EXERCISE TASK — Begin at the first line of the data and copy each line through the one containing "from bokeh.resources import INLINE", that line included, with no pictures.

DATASET EXTRACT —
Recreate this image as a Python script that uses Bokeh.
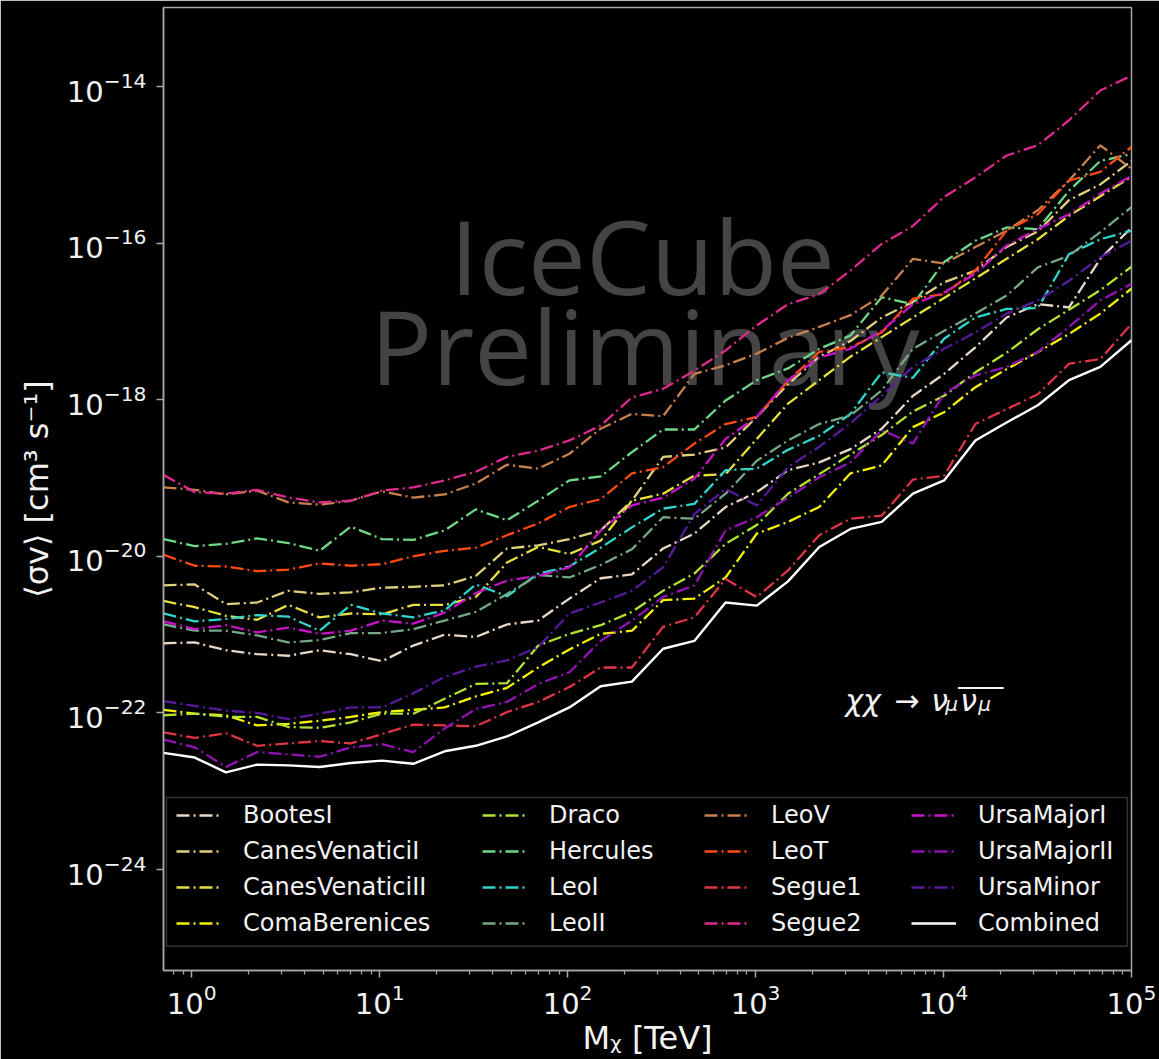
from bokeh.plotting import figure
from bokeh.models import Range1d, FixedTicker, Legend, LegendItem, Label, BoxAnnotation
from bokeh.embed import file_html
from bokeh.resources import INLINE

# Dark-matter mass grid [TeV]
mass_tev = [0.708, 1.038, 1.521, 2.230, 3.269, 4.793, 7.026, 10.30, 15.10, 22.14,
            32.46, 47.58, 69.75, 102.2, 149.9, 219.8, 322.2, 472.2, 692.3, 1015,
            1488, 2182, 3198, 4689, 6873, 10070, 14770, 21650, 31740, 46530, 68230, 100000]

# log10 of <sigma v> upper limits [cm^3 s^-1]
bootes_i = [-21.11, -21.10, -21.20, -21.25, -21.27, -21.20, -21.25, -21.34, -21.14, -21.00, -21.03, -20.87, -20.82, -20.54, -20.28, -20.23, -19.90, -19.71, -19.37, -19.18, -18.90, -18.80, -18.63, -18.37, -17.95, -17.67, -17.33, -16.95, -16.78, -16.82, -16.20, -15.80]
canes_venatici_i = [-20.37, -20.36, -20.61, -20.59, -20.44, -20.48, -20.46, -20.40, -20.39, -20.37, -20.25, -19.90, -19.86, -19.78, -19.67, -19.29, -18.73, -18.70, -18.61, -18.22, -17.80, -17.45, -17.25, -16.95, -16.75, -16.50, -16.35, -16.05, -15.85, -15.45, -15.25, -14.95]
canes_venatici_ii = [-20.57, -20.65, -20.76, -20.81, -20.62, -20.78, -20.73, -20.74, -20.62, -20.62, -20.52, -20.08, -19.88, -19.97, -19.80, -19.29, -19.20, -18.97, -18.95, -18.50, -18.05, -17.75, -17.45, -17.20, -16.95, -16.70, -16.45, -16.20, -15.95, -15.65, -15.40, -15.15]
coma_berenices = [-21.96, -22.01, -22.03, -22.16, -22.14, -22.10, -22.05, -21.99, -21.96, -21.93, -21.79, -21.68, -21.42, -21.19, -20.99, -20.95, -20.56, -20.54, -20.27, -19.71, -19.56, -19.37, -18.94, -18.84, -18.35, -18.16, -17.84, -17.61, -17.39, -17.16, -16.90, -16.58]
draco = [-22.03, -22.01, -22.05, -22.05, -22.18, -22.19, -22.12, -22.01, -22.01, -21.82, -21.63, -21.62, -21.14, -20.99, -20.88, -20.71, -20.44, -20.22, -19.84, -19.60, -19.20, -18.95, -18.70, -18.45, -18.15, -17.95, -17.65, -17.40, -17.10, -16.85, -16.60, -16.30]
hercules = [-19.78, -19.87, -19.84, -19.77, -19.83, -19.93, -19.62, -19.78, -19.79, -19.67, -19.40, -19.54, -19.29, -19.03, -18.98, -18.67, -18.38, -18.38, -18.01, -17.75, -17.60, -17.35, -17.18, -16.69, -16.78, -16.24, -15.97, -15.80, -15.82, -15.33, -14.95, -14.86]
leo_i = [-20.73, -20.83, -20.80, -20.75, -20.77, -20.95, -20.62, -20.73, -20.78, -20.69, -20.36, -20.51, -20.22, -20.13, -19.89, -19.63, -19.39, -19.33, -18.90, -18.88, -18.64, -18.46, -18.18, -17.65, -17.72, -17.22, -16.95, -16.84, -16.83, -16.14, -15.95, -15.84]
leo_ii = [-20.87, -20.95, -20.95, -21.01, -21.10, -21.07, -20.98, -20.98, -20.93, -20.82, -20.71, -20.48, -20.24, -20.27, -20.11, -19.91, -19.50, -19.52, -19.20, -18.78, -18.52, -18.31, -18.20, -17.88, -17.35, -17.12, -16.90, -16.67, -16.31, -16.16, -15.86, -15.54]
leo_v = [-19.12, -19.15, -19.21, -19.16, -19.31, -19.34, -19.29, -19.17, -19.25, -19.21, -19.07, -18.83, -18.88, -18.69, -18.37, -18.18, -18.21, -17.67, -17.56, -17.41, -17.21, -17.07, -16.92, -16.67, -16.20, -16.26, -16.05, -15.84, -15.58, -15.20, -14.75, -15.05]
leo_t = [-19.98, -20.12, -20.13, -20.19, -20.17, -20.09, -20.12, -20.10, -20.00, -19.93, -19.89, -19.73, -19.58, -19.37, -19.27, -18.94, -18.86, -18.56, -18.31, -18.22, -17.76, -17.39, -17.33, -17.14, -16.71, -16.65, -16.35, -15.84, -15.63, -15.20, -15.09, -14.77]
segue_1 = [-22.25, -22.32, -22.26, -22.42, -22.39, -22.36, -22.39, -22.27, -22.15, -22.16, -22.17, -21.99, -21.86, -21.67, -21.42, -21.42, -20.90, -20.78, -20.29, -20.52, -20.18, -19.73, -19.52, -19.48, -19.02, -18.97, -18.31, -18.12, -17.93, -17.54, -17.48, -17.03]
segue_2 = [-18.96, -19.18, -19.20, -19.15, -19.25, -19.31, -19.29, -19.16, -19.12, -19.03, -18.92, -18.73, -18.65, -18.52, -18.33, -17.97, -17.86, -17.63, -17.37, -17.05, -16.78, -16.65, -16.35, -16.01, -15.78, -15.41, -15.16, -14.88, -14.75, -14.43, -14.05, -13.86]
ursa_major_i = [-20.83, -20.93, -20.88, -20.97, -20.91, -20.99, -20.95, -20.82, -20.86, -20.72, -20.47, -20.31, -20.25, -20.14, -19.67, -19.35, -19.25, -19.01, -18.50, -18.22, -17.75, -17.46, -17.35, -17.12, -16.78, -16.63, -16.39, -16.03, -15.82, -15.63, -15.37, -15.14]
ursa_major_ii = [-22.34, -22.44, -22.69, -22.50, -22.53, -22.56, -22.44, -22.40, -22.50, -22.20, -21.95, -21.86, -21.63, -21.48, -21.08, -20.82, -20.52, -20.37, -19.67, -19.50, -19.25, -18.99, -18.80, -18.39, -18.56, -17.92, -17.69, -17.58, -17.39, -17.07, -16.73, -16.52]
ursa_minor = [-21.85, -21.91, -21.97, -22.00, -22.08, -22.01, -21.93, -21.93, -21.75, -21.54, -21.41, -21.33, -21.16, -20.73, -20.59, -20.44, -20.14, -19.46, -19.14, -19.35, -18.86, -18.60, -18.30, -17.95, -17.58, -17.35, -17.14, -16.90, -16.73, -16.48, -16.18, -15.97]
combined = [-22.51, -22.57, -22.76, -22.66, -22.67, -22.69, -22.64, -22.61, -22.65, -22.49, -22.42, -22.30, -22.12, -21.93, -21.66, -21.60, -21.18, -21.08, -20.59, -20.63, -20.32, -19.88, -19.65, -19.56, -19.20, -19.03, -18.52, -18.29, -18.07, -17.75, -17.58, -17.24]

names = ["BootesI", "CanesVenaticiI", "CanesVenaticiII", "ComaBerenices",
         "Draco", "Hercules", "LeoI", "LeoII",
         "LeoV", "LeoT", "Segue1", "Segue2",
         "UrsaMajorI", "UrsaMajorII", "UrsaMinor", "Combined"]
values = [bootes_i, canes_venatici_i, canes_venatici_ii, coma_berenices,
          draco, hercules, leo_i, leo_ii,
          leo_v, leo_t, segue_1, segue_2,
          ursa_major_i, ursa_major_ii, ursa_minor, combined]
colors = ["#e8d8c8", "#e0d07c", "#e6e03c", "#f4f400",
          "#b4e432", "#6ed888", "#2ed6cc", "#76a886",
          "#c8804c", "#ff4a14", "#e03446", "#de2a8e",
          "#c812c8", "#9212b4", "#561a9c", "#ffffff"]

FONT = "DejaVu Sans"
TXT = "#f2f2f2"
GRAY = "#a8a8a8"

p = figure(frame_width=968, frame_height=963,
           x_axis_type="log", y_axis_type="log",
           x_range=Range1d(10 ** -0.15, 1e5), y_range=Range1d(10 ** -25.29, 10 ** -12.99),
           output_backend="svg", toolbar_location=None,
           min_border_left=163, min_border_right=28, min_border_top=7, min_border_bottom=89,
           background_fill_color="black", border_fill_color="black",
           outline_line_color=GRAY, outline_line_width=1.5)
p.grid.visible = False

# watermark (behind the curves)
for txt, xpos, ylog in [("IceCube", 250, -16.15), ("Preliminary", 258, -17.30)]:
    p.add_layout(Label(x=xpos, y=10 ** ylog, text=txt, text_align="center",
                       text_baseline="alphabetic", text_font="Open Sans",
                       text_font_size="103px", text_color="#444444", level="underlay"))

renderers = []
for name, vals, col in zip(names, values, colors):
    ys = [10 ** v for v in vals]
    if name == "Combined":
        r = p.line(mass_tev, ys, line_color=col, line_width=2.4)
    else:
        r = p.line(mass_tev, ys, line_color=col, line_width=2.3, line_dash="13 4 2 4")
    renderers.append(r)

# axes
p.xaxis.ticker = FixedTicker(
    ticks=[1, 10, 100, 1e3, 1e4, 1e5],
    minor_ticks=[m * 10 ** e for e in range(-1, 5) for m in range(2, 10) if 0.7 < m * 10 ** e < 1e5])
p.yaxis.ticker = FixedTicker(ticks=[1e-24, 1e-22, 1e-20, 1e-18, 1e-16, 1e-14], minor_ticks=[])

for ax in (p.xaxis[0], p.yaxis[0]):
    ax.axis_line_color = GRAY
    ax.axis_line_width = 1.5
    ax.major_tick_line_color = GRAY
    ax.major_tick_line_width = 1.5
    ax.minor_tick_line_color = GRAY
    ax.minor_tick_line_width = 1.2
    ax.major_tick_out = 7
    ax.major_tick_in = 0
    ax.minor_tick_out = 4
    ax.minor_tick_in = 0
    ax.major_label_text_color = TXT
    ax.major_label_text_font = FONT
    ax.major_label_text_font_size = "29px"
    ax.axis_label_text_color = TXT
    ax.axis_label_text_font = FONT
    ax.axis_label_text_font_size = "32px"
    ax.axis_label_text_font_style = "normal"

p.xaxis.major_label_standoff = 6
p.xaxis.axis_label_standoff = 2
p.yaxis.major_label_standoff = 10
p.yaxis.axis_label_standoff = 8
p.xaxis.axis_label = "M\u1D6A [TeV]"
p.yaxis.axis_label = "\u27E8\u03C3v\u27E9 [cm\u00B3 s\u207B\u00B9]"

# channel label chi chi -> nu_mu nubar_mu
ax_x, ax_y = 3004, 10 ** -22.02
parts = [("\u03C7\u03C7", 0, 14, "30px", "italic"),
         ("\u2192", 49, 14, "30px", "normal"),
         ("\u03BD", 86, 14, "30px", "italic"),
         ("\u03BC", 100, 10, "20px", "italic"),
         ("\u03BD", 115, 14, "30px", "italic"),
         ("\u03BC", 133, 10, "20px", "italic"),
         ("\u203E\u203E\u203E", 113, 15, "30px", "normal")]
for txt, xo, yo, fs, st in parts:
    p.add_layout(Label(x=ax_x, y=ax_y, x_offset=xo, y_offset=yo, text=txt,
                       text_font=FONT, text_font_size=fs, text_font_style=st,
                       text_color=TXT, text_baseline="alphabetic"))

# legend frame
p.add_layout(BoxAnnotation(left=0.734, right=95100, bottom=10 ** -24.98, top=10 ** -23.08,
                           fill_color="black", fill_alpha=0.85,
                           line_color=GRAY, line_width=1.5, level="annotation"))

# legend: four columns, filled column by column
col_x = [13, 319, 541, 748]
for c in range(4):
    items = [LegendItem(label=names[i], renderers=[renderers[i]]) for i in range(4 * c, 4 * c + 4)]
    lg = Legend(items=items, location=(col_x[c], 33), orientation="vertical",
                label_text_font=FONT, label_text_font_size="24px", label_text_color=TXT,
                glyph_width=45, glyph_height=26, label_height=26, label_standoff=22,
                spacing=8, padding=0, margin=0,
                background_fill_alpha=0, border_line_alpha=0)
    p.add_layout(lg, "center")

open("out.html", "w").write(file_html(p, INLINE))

SOLUTION BELOW —
Recreate this image as a Python script that uses Bokeh.
from bokeh.plotting import figure
from bokeh.models import Range1d, FixedTicker, Legend, LegendItem, Label, BoxAnnotation
from bokeh.embed import file_html
from bokeh.resources import INLINE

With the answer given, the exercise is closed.